Wut We Think: Ive’s resignation and the launch of his own design company, LoveFrom, is not expected to affect Apple’s market value. Apple hasn’t had any Ive-driven product launch since the Apple Watch, and this may free Apple to take a more revolutionary path forward. Apple has bigger concerns, anyway - despite the threat of sanctions being off the table, Chinese consumers are still boycotting Apple products, and there’s no guarantee that the trade war won’t flare up again. The company’s Q3 earnings on July 30th will shed more light, but it doesn’t seem like an entirely bright future for Apple.

A G20 Success Story - The Trade War Is On Cease-fire

Markets around the world are celebrating as sanctions are delayed...due to US President Donald Trump’s decision not to levy tariffs on $300 billion worth of goods from China. The news gave the Dow and S&P 500 a 1% bump when trading opened on Monday, sparking relief amongst beleaguered tech companies who rely on China for business.

So it’s finally over? Not by a long shot. While Trump said that the talks between him and his Chinese counterpart, Xi Jinping, were productive, all this signals is that the tariffs are off the table (for now, at least), and that the previously canceled trade talks are back on track.
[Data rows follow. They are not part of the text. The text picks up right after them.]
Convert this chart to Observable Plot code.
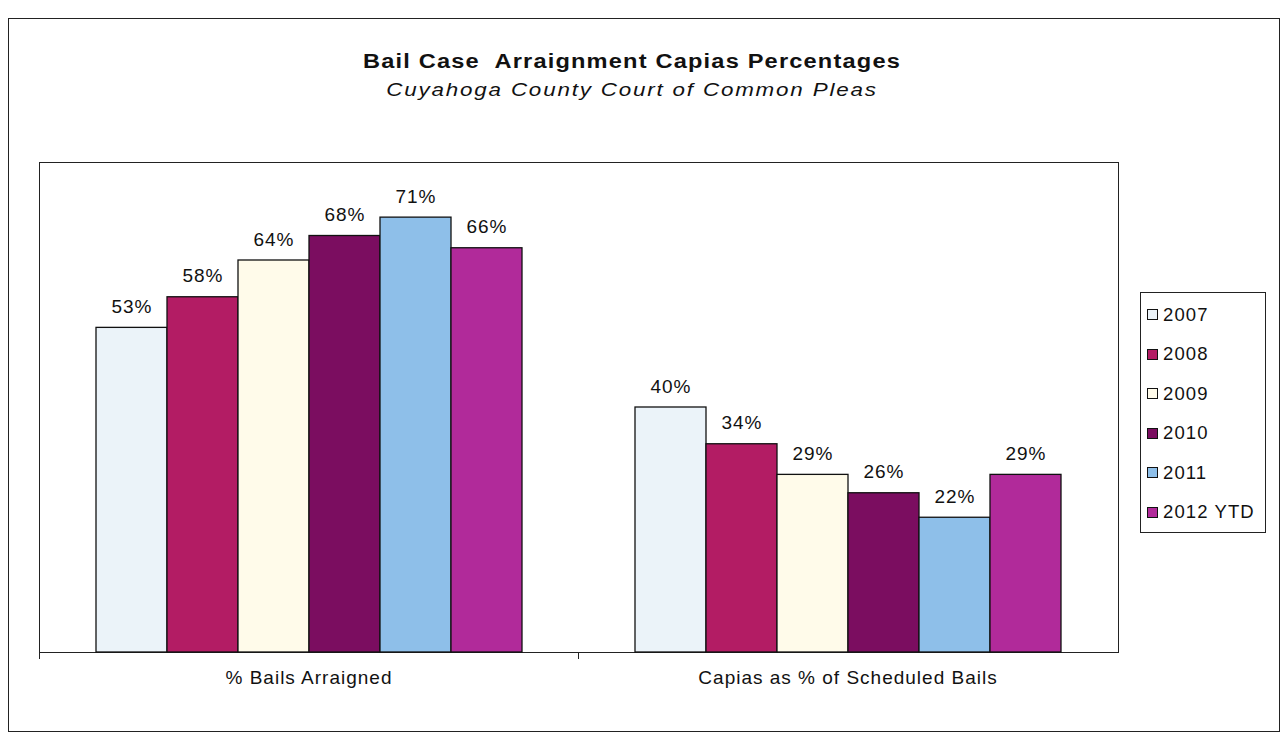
<!DOCTYPE html>
<html>
<head>
<meta charset="utf-8">
<script src="https://cdn.jsdelivr.net/npm/d3@7"></script>
<script src="https://cdn.jsdelivr.net/npm/@observablehq/plot@0.6"></script>
<style>
  html, body { margin: 0; padding: 0; background: #fff; }
  #wrap { position: relative; width: 1283px; height: 743px; overflow: hidden; font-family: "Liberation Sans", Arial, sans-serif; color: #111; }
  #outer { position: absolute; left: 8px; top: 18px; width: 1272px; height: 714px; border: 1px solid #222; box-sizing: border-box; }
  #title { position: absolute; left: 0; width: 1264px; top: 50px; text-align: center; font-weight: bold; font-size: 20px; letter-spacing: 1px; transform: scaleX(1.18); transform-origin: 632px 0; }
  #subtitle { position: absolute; left: 0; width: 1264px; top: 79px; text-align: center; font-style: italic; font-size: 18.5px; letter-spacing: 1.5px; transform: scaleX(1.21); transform-origin: 632px 0; }
  #plotarea { position: absolute; left: 39px; top: 162px; width: 1080px; height: 491px; border: 1px solid #222; box-sizing: border-box; }
  .tick { position: absolute; width: 1px; height: 7px; background: #222; top: 652px; }
  #chart { position: absolute; left: 0; top: 0; }
  #legend { position: absolute; left: 1140px; top: 292px; width: 126px; height: 241px; border: 1px solid #222; box-sizing: border-box; padding-top: 2px; }
  .item { height: 39.5px; display: flex; align-items: center; font-size: 18.5px; letter-spacing: 1.1px; }
  .sw { width: 9px; height: 9px; border: 1px solid #111; margin-left: 6px; margin-right: 5px; flex: none; }
</style>
</head>
<body>
<div id="wrap">
  <div id="outer"></div>
  <div id="title">Bail Case&nbsp; Arraignment Capias Percentages</div>
  <div id="subtitle">Cuyahoga County Court of Common Pleas</div>
  <div id="plotarea"></div>
  <div class="tick" style="left:39px"></div>
  <div class="tick" style="left:578px"></div>
  <div id="chart"></div>
  <div id="legend"></div>
</div>
<script>
const categories = ["% Bails Arraigned", "Capias as % of Scheduled Bails"];
const years = ["2007", "2008", "2009", "2010", "2011", "2012 YTD"];
const bailsArraigned = [0.53, 0.58, 0.64, 0.68, 0.71, 0.66];
const capiasScheduled = [0.40, 0.34, 0.29, 0.26, 0.22, 0.29];
const colors = ["#ebf3f9", "#b31c64", "#fffbea", "#7b0d60", "#8ebfe9", "#b12a9a"];

const data = [];
years.forEach((y, i) => data.push({category: categories[0], year: y, value: bailsArraigned[i]}));
years.forEach((y, i) => data.push({category: categories[1], year: y, value: capiasScheduled[i]}));

const chart = Plot.plot({
  width: 1283,
  height: 743,
  marginLeft: 39,
  marginRight: 165,
  marginTop: 162,
  marginBottom: 91,
  style: {background: "transparent", fontFamily: "Liberation Sans, Arial, sans-serif", fontSize: "19px", letterSpacing: "1px", color: "#111", overflow: "visible"},
  fx: {domain: categories, paddingInner: 0.2, paddingOuter: 0.1, label: null, axis: null},
  x: {domain: years, padding: 0, axis: null},
  y: {domain: [0, 0.8], axis: null},
  color: {domain: years, range: colors},
  marks: [
    Plot.barY(data, {fx: "category", x: "year", y: "value", fill: "year", stroke: "#111", strokeWidth: 1.3}),
    Plot.text(data, {fx: "category", x: "year", y: "value", text: d => Math.round(d.value * 100) + "%", dy: -21, fontSize: 19, fill: "#111"}),
    Plot.axisFx({anchor: "bottom", tickSize: 0, tickPadding: 18, fontSize: 19, label: null})
  ]
});
document.getElementById("chart").appendChild(chart);

const legend = document.getElementById("legend");
years.forEach((y, i) => {
  const item = document.createElement("div");
  item.className = "item";
  const sw = document.createElement("div");
  sw.className = "sw";
  sw.style.background = colors[i];
  const t = document.createElement("span");
  t.textContent = y;
  item.appendChild(sw);
  item.appendChild(t);
  legend.appendChild(item);
});
</script>
</body>
</html>
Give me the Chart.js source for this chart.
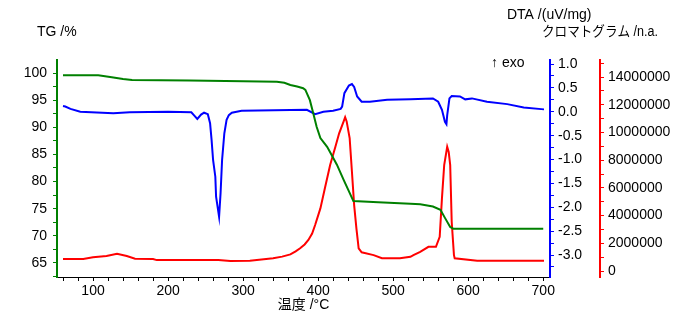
<!DOCTYPE html>
<html>
<head>
<meta charset="utf-8">
<script src="https://cdn.jsdelivr.net/npm/chart.js@4/dist/chart.umd.min.js"></script>
<style>
    html, body { margin: 0; padding: 0; background: #fff; }
    #wrap { width: 694px; height: 327px; }
</style>
</head>
<body>
<div id="wrap"><canvas id="thermo"></canvas></div>
<script>
// TG curve (temperature /°C, mass /%)
const tgTemp = [60, 107, 125, 140, 152, 229, 300, 345, 355, 363, 372, 380, 383, 389, 394, 398, 403, 412, 418, 425, 434, 440, 447, 480, 523, 536, 553, 563, 569, 576, 580, 700];
const tgMass = [99.6, 99.6, 99.2, 98.9, 98.7, 98.6, 98.5, 98.4, 98.2, 97.8, 97.5, 97.2, 96.9, 95.0, 92.3, 90.1, 88.0, 86.4, 84.9, 83.1, 80.3, 78.5, 76.4, 76.2, 75.9, 75.8, 75.4, 74.8, 73.3, 71.6, 71.3, 71.3];

// DTA curve (temperature /°C, uV/mg)
const dtaTemp = [60, 63, 70, 83, 127, 149, 200, 231, 235, 239, 244, 248, 253, 256, 258, 260, 263, 264, 268, 270, 272, 275, 278, 281, 285, 298, 385, 396, 407, 420, 430, 432, 435, 441, 445, 448, 452, 458, 469, 492, 523, 553, 560, 565, 569, 571, 572, 575, 578, 589, 596, 605, 625, 652, 674, 701];
const dtaValue = [0.12, 0.11, 0.06, 0.0, -0.03, -0.01, 0.0, -0.01, -0.08, -0.15, -0.06, -0.02, -0.05, -0.24, -0.59, -1.01, -1.36, -1.78, -2.2, -1.7, -1.01, -0.45, -0.17, -0.07, -0.02, 0.02, 0.04, -0.05, 0.0, 0.02, 0.06, 0.11, 0.39, 0.55, 0.58, 0.52, 0.32, 0.21, 0.21, 0.25, 0.26, 0.28, 0.21, 0.04, -0.21, -0.26, -0.07, 0.28, 0.33, 0.32, 0.26, 0.28, 0.21, 0.16, 0.09, 0.05];

// chromatogram (temperature /°C, intensity)
const chromTemp = [60, 87, 100, 118, 132, 145, 156, 180, 185, 267, 283, 309, 340, 352, 363, 370, 376, 382, 387, 392, 396, 403, 409, 416, 423, 428, 434, 436, 438, 442, 445, 448, 451, 454, 458, 474, 485, 509, 523, 527, 536, 547, 557, 562, 565, 568, 572, 574, 576, 578, 581, 582, 612, 701];
const chromValue = [870000, 870000, 990000, 1080000, 1250000, 1080000, 890000, 870000, 790000, 790000, 720000, 740000, 920000, 1040000, 1200000, 1420000, 1640000, 1920000, 2240000, 2700000, 3320000, 4520000, 5970000, 7650000, 8970000, 9940000, 10800000, 11100000, 10800000, 9600000, 7200000, 4760000, 3080000, 1640000, 1350000, 1150000, 920000, 920000, 1030000, 1150000, 1390000, 1750000, 1750000, 2470000, 5240000, 7650000, 8970000, 8600000, 7650000, 3560000, 1150000, 920000, 740000, 740000];

// tick labels
const tempLabels = [100, 200, 300, 400, 500, 600, 700];
const tgLabels = [65, 70, 75, 80, 85, 90, 95, 100];
const dtaLabels = [-3.0, -2.5, -2.0, -1.5, -1.0, -0.5, 0.0, 0.5, 1.0];
const chromLabels = [0, 2000000, 4000000, 6000000, 8000000, 10000000, 12000000, 14000000];

const labelFont = { family: '"Liberation Sans", Arial, sans-serif', size: 14 };


function toPoints(xs, ys){
    return xs.map((x, i) => ({ x: x, y: ys[i] }));
}

// major + minor tick positions between lo and hi
function tickList(lo, hi, step){
    let list = [];
    let n = Math.round((hi - lo) / step);
    for(let i = 0; i <= n; i++){
        list.push(+(lo + i * step).toFixed(6));
    }
    return list;
}

function isLabel(labels, v){
    return labels.some(l => Math.abs(l - v) < 1e-6);
}

function axisTicks(list){
    return (axis) => { axis.ticks = list.map(v => ({ value: v })); };
}


// horizontal axis titles, drawn above the axes
const titlesPlugin = {
    id: 'titles',
    afterDraw(chart){
        const ctx = chart.ctx;
        ctx.save();
        ctx.fillStyle = '#000';
        ctx.textBaseline = 'middle';
        ctx.textAlign = 'left';
        ctx.font = '14px "Liberation Sans", Arial, "Noto Sans CJK JP", sans-serif';
        ctx.fillText('TG /%', 37, 32);
        ctx.fillText('DTA /(uV/mg)', 507, 15.5);
        ctx.fillText('クロマトグラム /n.a.', 542, 32, 116);
        ctx.fillText('↑ exo', 491, 63);
        ctx.textAlign = 'center';
        ctx.fillText('温度 /°C', (chart.chartArea.left + chart.chartArea.right) / 2, 305);
        ctx.restore();
    }
};


const ctx = document.getElementById('thermo');

new Chart(ctx, {
    type: 'line',
    data: {
        datasets: [
            {
                label: 'TG',
                data: toPoints(tgTemp, tgMass),
                yAxisID: 'yTG',
                borderColor: 'rgb(0, 128, 0)',
                borderWidth: 2,
                pointRadius: 0,
                tension: 0
            },
            {
                label: 'DTA',
                data: toPoints(dtaTemp, dtaValue),
                yAxisID: 'yDTA',
                borderColor: 'rgb(0, 0, 255)',
                borderWidth: 2,
                pointRadius: 0,
                tension: 0
            },
            {
                label: 'クロマトグラム',
                data: toPoints(chromTemp, chromValue),
                yAxisID: 'yChrom',
                borderColor: 'rgb(255, 0, 0)',
                borderWidth: 2,
                pointRadius: 0,
                tension: 0
            }
        ]
    },
    options: {
        responsive: true,
        maintainAspectRatio: false,
        animation: false,
        layout: { padding: { top: 60, left: 0, right: 0, bottom: 0 } },
        plugins: {
            legend: { display: false },
            tooltip: { enabled: false }
        },
        scales: {
            x: {
                type: 'linear',
                position: 'bottom',
                min: 52,
                max: 709,
                afterBuildTicks: axisTicks(tickList(60, 700, 20)),
                afterFit: (s) => { s.height = 50; },
                border: { color: '#000', width: 1 },
                grid: { drawOnChartArea: false, tickLength: 4, tickColor: '#000' },
                ticks: {
                    autoSkip: false,
                    maxRotation: 0,
                    padding: 2,
                    color: '#000',
                    font: labelFont,
                    callback: (v) => isLabel(tempLabels, v) ? String(v) : ''
                }
            },
            yTG: {
                type: 'linear',
                position: 'left',
                min: 62.4,
                max: 102.4,
                afterBuildTicks: axisTicks(tickList(62.5, 100, 2.5)),
                afterFit: (s) => { s.width = 57; },
                border: { color: 'rgb(0, 128, 0)', width: 2 },
                grid: { drawOnChartArea: false, tickLength: 4, tickColor: 'rgb(0, 128, 0)' },
                ticks: {
                    autoSkip: false,
                    padding: 6,
                    color: '#000',
                    font: labelFont,
                    callback: (v) => isLabel(tgLabels, v) ? String(v) : ''
                }
            },
            yDTA: {
                type: 'linear',
                position: 'right',
                min: -3.46,
                max: 1.084,
                afterBuildTicks: axisTicks(tickList(-3.25, 1.0, 0.25)),
                afterFit: (s) => { s.width = 50; },
                border: { color: 'rgb(0, 0, 255)', width: 2 },
                grid: { drawOnChartArea: false, tickLength: 4, tickColor: 'rgb(0, 0, 255)' },
                ticks: {
                    autoSkip: false,
                    padding: 4,
                    color: '#000',
                    font: labelFont,
                    callback: (v) => isLabel(dtaLabels, v) ? v.toFixed(1) : ''
                }
            },
            yChrom: {
                type: 'linear',
                position: 'right',
                min: -430000,
                max: 15230000,
                afterBuildTicks: axisTicks(tickList(0, 15000000, 1000000)),
                afterFit: (s) => { s.width = 94; },
                border: { color: 'rgb(255, 0, 0)', width: 2 },
                grid: { drawOnChartArea: false, tickLength: 4, tickColor: 'rgb(255, 0, 0)' },
                ticks: {
                    autoSkip: false,
                    padding: 4,
                    color: '#000',
                    font: labelFont,
                    callback: (v) => isLabel(chromLabels, v) ? String(v) : ''
                }
            }
        }
    },
    plugins: [titlesPlugin]
});
</script>
</body>
</html>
Merril Lynch analysts have called the latest truce the ‘eye of the storm’, and predict that the US-China trade war will remain the top financial story for at least the rest of the year.  

And markets expect the same: Despite the spike on Monday, markets have cooled down since then, and investors all over the world are cutting growth forecasts and building up war chests. Asian markets closed in the red on Wednesday, with the Japanese Nikkei down 0.5% and Hong Kong’s Hang Seng Index down 0.3%. Central bankers across the world, including the United States Federal Reserve, are expected to cut rates, with Australia and India already having done so.  

So what do we have to look forward to? How about a new trade war with Europe instead? With tensions simmering down with China, Trump has threatened new tariffs on Europe, after accusing the EU of unfair practices related to subsidies to airplane construction company Airbus. Even if the alleged $4 billion in tariffs aren’t applied, analysts are still warning that the US markets could see as much as a 10 percent correction over the summer, and if the renewed talks don’t go well, a much steeper dive.

Wut We Think: The trade war isn’t going anywhere, and in fact may just be opening up a new front. While a lot of Trump’s tariff threats have historically been bluster (or negotiation tactics), the markets have experienced a bumpy ride, with Merrill Lynch’s head of US equity writing that the S&P could be at least 5% higher if it wasn’t for the trade war. And while Huawei is off the US chopping block, markets are currently at the mercy of trade agreements that can still end up going pear-shaped. The risk to global supply chains is still there, and despite the ceasefire, nothing permanent has changed.